MCM: Multi-layer Concept Map for Efficient Concept Learning from Masked Images
Journal:
arXiv
Published Date:
Feb 1, 2025
Abstract
Masking strategies commonly employed in natural language processing are still
underexplored in vision tasks such as concept learning, where conventional
methods typically rely on full images. However, using masked images diversifies
perceptual inputs, potentially offering significant advantages in concept
learning with large-scale Transformer models. To this end, we propose
Multi-layer Concept Map (MCM), the first work to devise an efficient concept
learning method based on masked images.
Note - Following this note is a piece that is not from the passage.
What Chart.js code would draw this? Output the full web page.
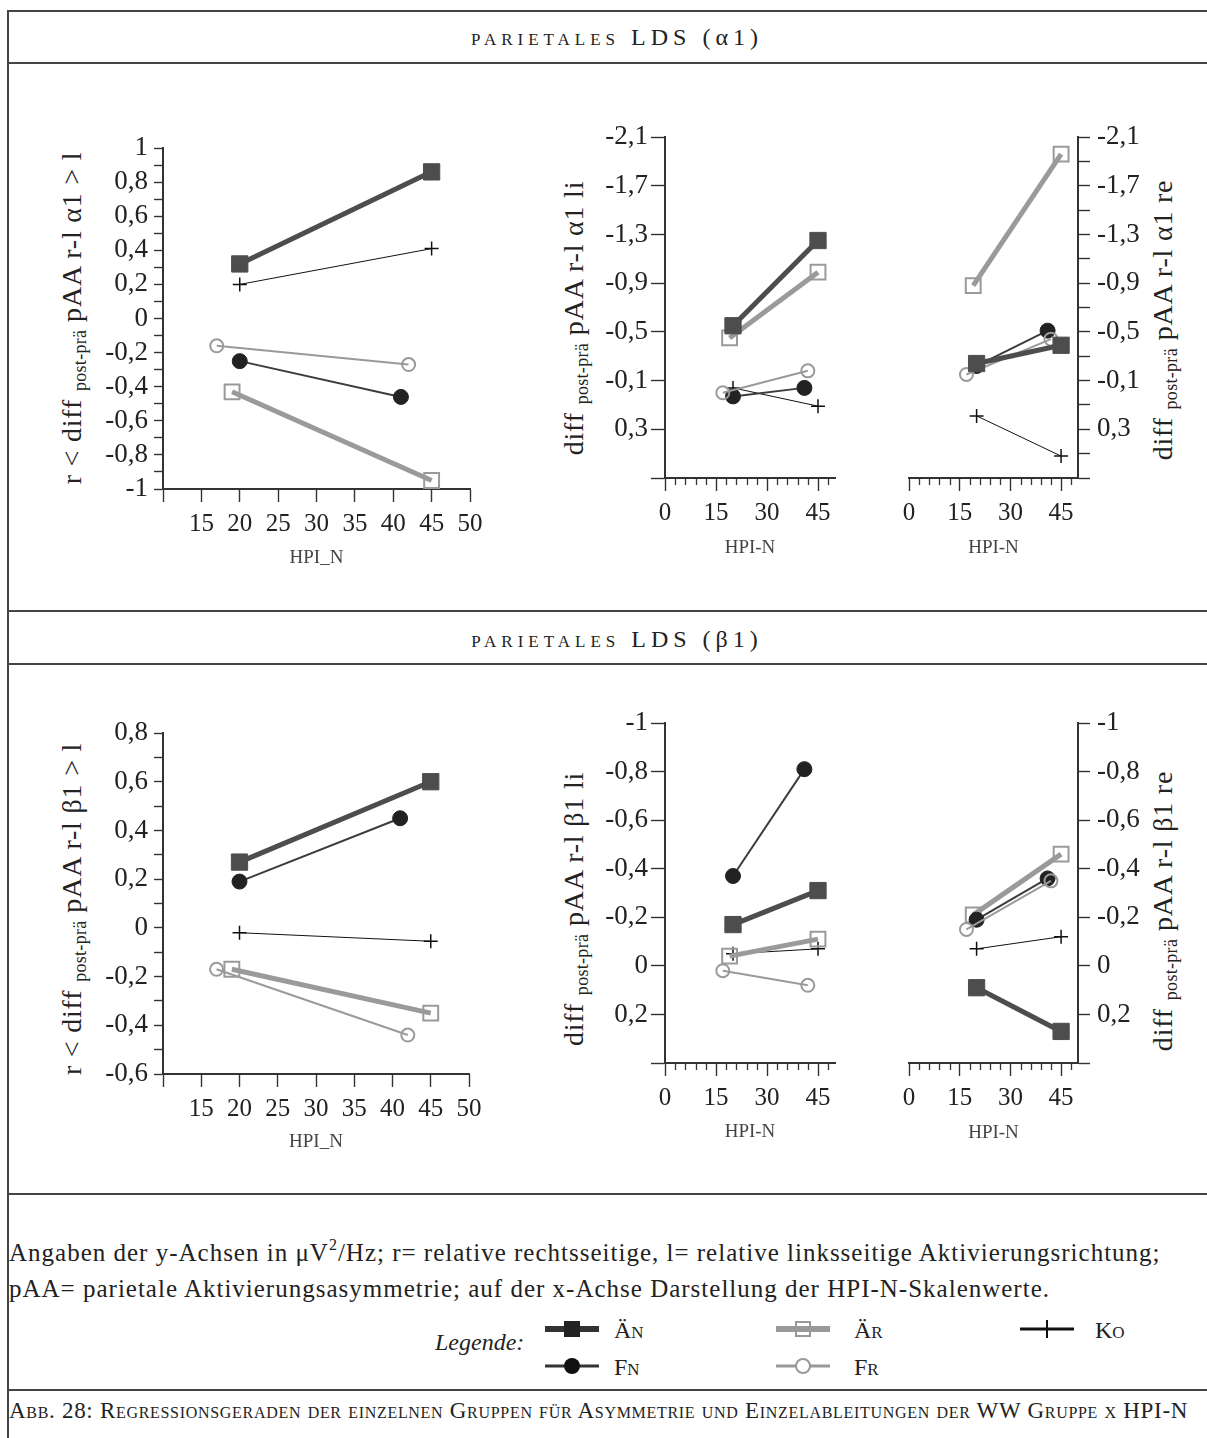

In particular, we introduce an
asymmetric concept learning architecture by establishing correlations between
different encoder and decoder layers, updating concept tokens using backward
gradients from reconstruction tasks. The learned concept tokens at various
levels of granularity help either reconstruct the masked image patches by
filling in gaps or guide the reconstruction results in a direction that
reflects specific concepts. Moreover, we present both quantitative and
qualitative results across a wide range of metrics, demonstrating that MCM
significantly reduces computational costs by training on fewer than 75% of the
total image patches while enhancing concept prediction performance.
Additionally, editing specific concept tokens in the latent space enables
targeted image generation from masked images, aligning both the visible
contextual patches and the provided concepts. By further adjusting the testing
time mask ratio, we could produce a range of reconstructions that blend the
visible patches with the provided concepts, proportional to the chosen ratios.